Here, it is to be noted that the employer actually*109 classified the work assignment to St. Louis as "indefinite." Petitioner argues, however, that his employer's rules define an "indefinite" assignment as one that is expected to last from 60 to 365 days and the argument seems to be that this makes the St. Louis assignment "temporary." We do not think the evidence of the employer's rule is helpful to petitioner. Evidently there was no limitation, even under the employer's rules, on the duration of the assignment or the number of reassignments. Petitioner's assignment to St. Louis lasted for over two years - longer than his first assignment in California which was classified as "permanent." In short, the employer's rule defining an "indefinite" assignment to a certain location leaves the length of time the employee will be stationed at the new place "indefinite." It does not make the new location "temporary." It cannot be said that petitioner, working on location in St. Louis, was temporarily absent from his permanent place of employment in California. He testified when he went to St. Louis he expected he would be assigned elsewhere from St. Louis. He said he might be assigned any place, including back to California, but he actually asked*110 for a permanent assignment to New York and received it.

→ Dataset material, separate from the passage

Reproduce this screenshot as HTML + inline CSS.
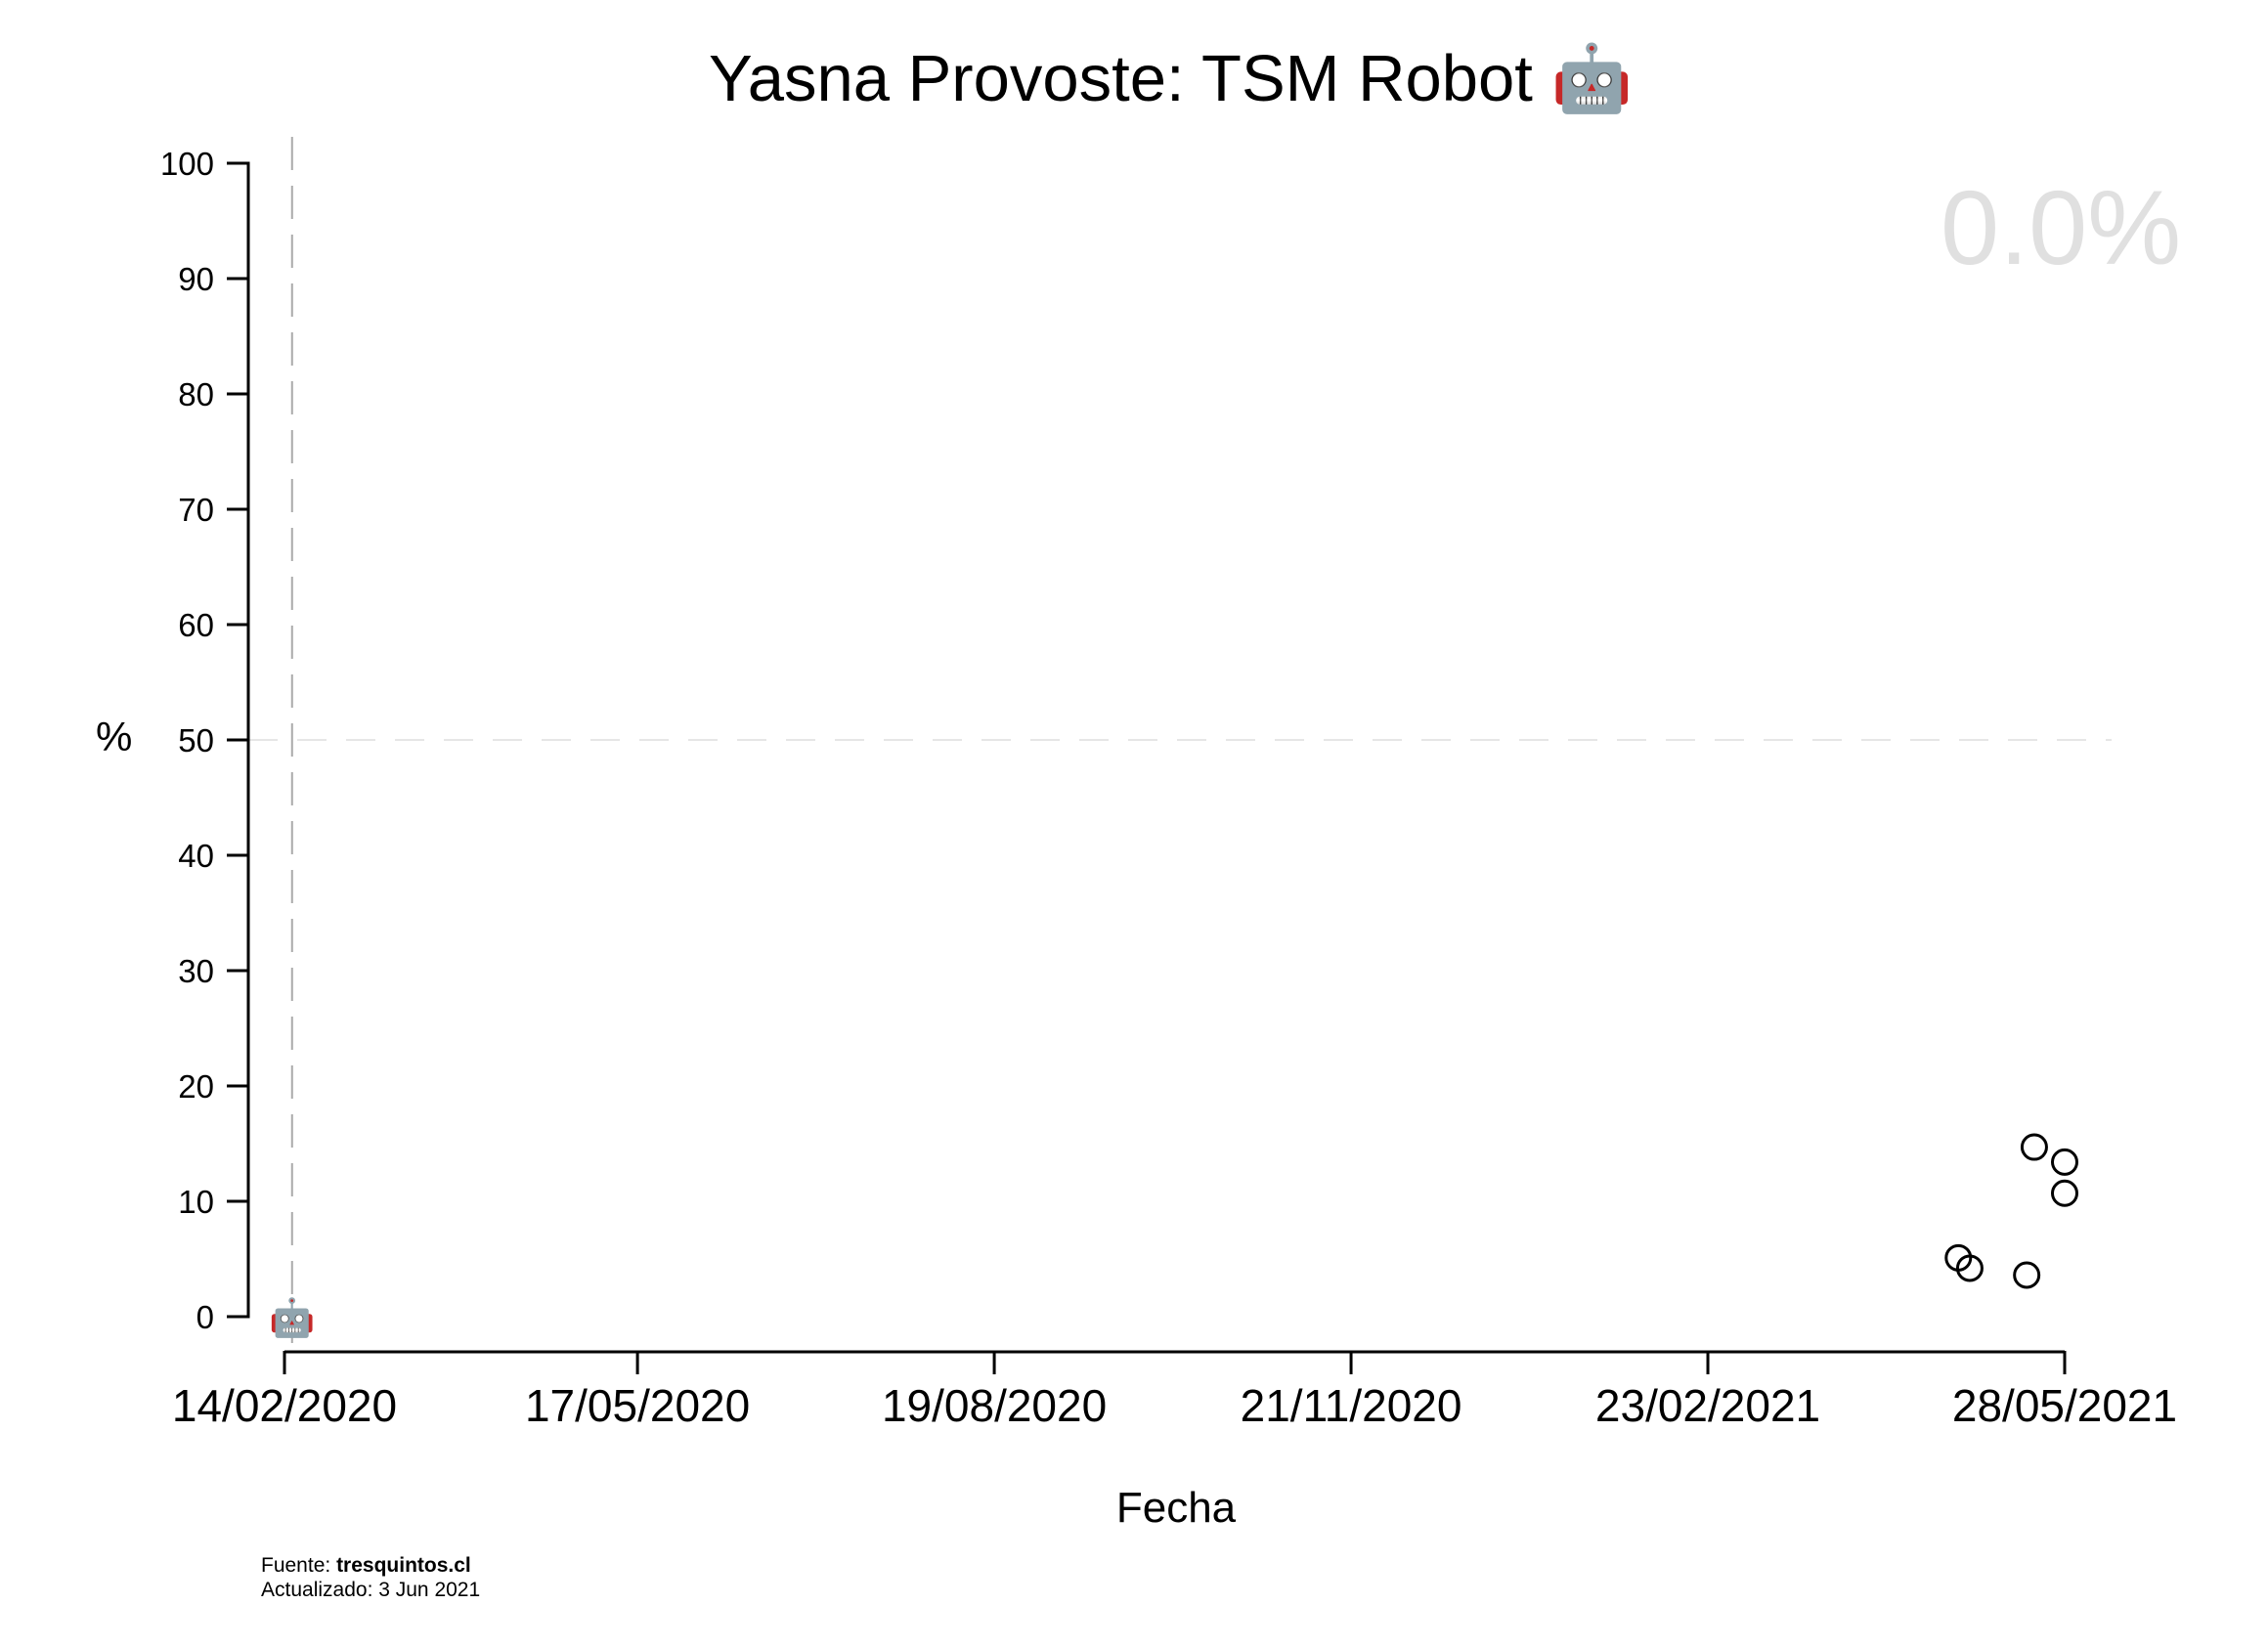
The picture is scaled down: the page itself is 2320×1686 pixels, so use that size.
<!DOCTYPE html>
<html><head><meta charset="utf-8"><style>
html,body{margin:0;padding:0;background:#fff;}
svg{display:block;font-family:"Liberation Sans",sans-serif;}
</style></head><body>
<svg id="chart" width="2320" height="1686" viewBox="0 0 2320 1686" xmlns="http://www.w3.org/2000/svg">
<text x="725" y="103" font-size="67" fill="#000">Yasna Provoste: TSM Robot <tspan font-family="'Noto Color Emoji',sans-serif">🤖</tspan></text>
<text x="1985" y="270" font-size="108" fill="#e0e0e0">0.0%</text>
<text x="98" y="768" font-size="42" fill="#000">%</text>
<text x="1203" y="1557" font-size="44" text-anchor="middle" fill="#000">Fecha</text>
<text x="267" y="1608" font-size="21" fill="#000">Fuente: <tspan font-weight="bold">tresquintos.cl</tspan></text>
<text x="267" y="1633" font-size="21" fill="#000">Actualizado: 3 Jun 2021</text>
<g id="plot"></g>
</svg>
<script>
const yTicks = [0,10,20,30,40,50,60,70,80,90,100];
const xTickDates = ["2020-02-14","2020-05-17","2020-08-19","2020-11-21","2021-02-23","2021-05-28"];
const xTickLabels = ["14/02/2020","17/05/2020","19/08/2020","21/11/2020","23/02/2021","28/05/2021"];
const pointDates = ["2021-04-30","2021-05-03","2021-05-18","2021-05-20","2021-05-28","2021-05-28"];
const pointValues = [5.1,4.2,3.6,14.7,13.4,10.7];
const markerDate = "2020-02-16";
const markerValue = 0;

const NS="http://www.w3.org/2000/svg";
const g=document.getElementById('plot');
const d0=Date.parse("2020-02-14"), d1=Date.parse("2021-05-28");
function xs(d){return 291+(Date.parse(d)-d0)/(d1-d0)*(2112-291);}
function ys(v){return 1347-v*11.8;}
function mk(tag,attrs){const e=document.createElementNS(NS,tag);for(const k in attrs)e.setAttribute(k,attrs[k]);g.appendChild(e);return e;}

let e;
e=mk('line',{x1:254,x2:2160,y1:ys(50),y2:ys(50),stroke:'#ddd','stroke-width':1.5,'stroke-dasharray':'30 20'});


e=mk('line',{x1:xs(markerDate),x2:xs(markerDate),y1:140,y2:1383,stroke:'#aaa','stroke-width':2,'stroke-dasharray':'34 16'});



e=mk('path',{d:`M232,${ys(100)}H254V${ys(0)}H232`,fill:'none',stroke:'#000','stroke-width':3});


yTicks.forEach(v=>{
  const t=mk('line',{x1:232,x2:254,y1:ys(v),y2:ys(v),stroke:'#000','stroke-width':3});
  
  
  const l=mk('text',{x:219,y:ys(v)+12,'font-size':33,'text-anchor':'end',fill:'#000'});
  l.textContent=v;
  
  
});
e=mk('line',{x1:xs(xTickDates[0]),x2:xs(xTickDates[xTickDates.length-1]),y1:1383,y2:1383,stroke:'#000','stroke-width':3});


xTickDates.forEach((d,i)=>{
  const t=mk('line',{x1:xs(d),x2:xs(d),y1:1382,y2:1406,stroke:'#000','stroke-width':3});
  
  
  const l=mk('text',{x:xs(d),y:1454,'font-size':46,'text-anchor':'middle',fill:'#000'});
  l.textContent=xTickLabels[i];
  
  
});
pointDates.forEach((d,i)=>{
  const c=mk('circle',{cx:xs(d),cy:ys(pointValues[i]),r:12.5,fill:'none',stroke:'#000','stroke-width':3});
  
  
});
e=mk('text',{x:xs(markerDate),y:ys(markerValue)+14,'font-size':38,'text-anchor':'middle','font-family':"'Noto Color Emoji',sans-serif"});
e.textContent='🤖';


</script>
</body></html>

It is rather clear that petitioner did not consider his assignment to St. Louis to be of short duration. He moved his family and all of his furniture to St. Louis. He bought a house in St. Louis. We can accept his testimony that he was practically forced to buy a house because rental houses were scarce. Whether he bought or leased a home would not be very important. The 959 important fact is that he established a home, an abode in St. Louis, where he lived and where he performed his duties for his employer for over two years.

The facts show petitioner's assignment to St. Louis was "indefinite." We hold he was not "away from home" within section 162(a)(2), and the per diem allowances were income and not deductible as necessary traveling expenses.

Decision will be entered under Rule 50.